Each event includes:

  • A clear definition of when the event is triggered
  • The list of properties to send (e.g. brandId, pageName, memberId)
  • The allowed values and formats for those properties, where relevant

Avo Tracking Plan

What Avo improves

  • ✅ Single source of truth: All frontend tracking specs live in one structured place instead of being scattered across multiple Google Sheets.
  • ✅ Branching and reviews: Adding or updating events happens via branches, similar to a development workflow. A contributor creates a branch, a peer reviews it, then it’s sent to developers for implementation and finally merged into the main tracking plan.
  • ✅ Better versioning: Easy to see when events are created, changed, or archived.
  • ✅ Consistency and harmonisation: Encourages consistent event naming and property reuse, keeping property values aligned across features.

The Inspector: validating implementation automatically 🔎

The Inspector connects Segment to Avo so that Avo can:

  • Read the events coming from the frontend
  • Compare them against the definitions in the Tracking Plan

Avo Inspector

Benefits

  • Checks that events have been implemented correctly 🤝
  • Spots typos in property names or values
  • Ensures all required properties are being sent as defined
  • Replaces manual QA in Segment’s debugger with a faster, systematic process.

How we are using Avo today

We started using Avo in the context of the Super Credit features. It has already:

  • Improved collaboration between the data team and developers
  • Made it easier to review and refine frontend tracking specifications
  • Helped us identify and fix tracking bugs more quickly and efficiently

We are currently on the free version of Avo, which has some limitations:

  • A cap on the volume of events that the Inspector can analyse per month (currently 100,000 events)
  • Some paid features are not yet available

Whether upgrading to the paid version would be worth it is still under review.

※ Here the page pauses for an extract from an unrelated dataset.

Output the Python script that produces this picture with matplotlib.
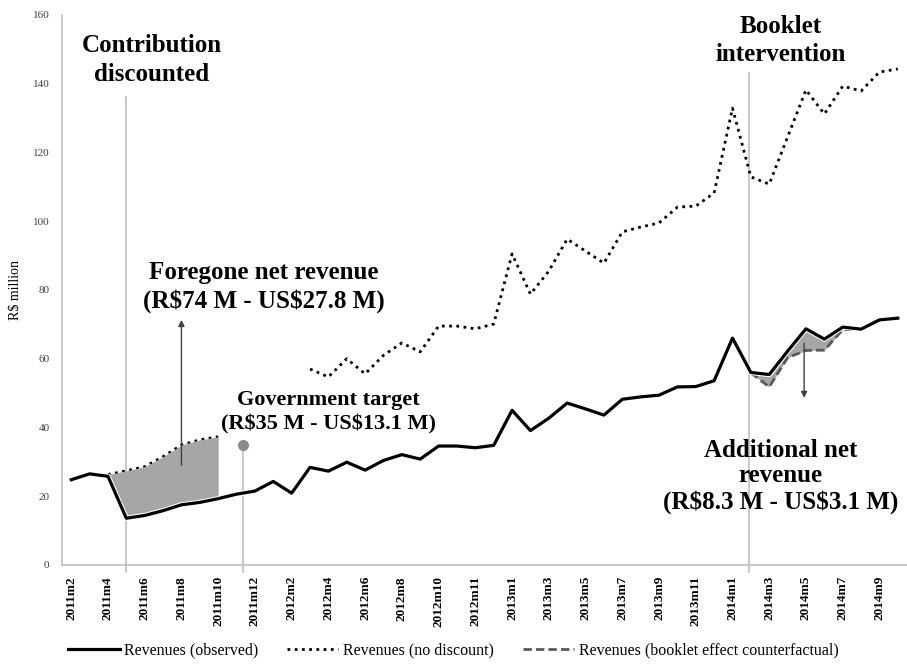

We are also migrating our legacy frontend tracking documentation. Around 80 % of event definitions related to frontend checkout and Webflow (including Super Credit) have been moved from Google Sheets to Avo. The next step is to complete the migration for app‑related frontend events.

Conclusion 🎯

Overall, our experience with Avo has been extremely positive. It is user‑friendly, has saved us significant time, and has improved collaboration both within the data team and between data and development.

By moving away from ad‑hoc Google Sheets toward a proper schema management and observability tool, we’ve made our tracking more reliable, our debugging faster, and our analytics more trustworthy – which ultimately helps us build and improve features like Super Credit with much more confidence.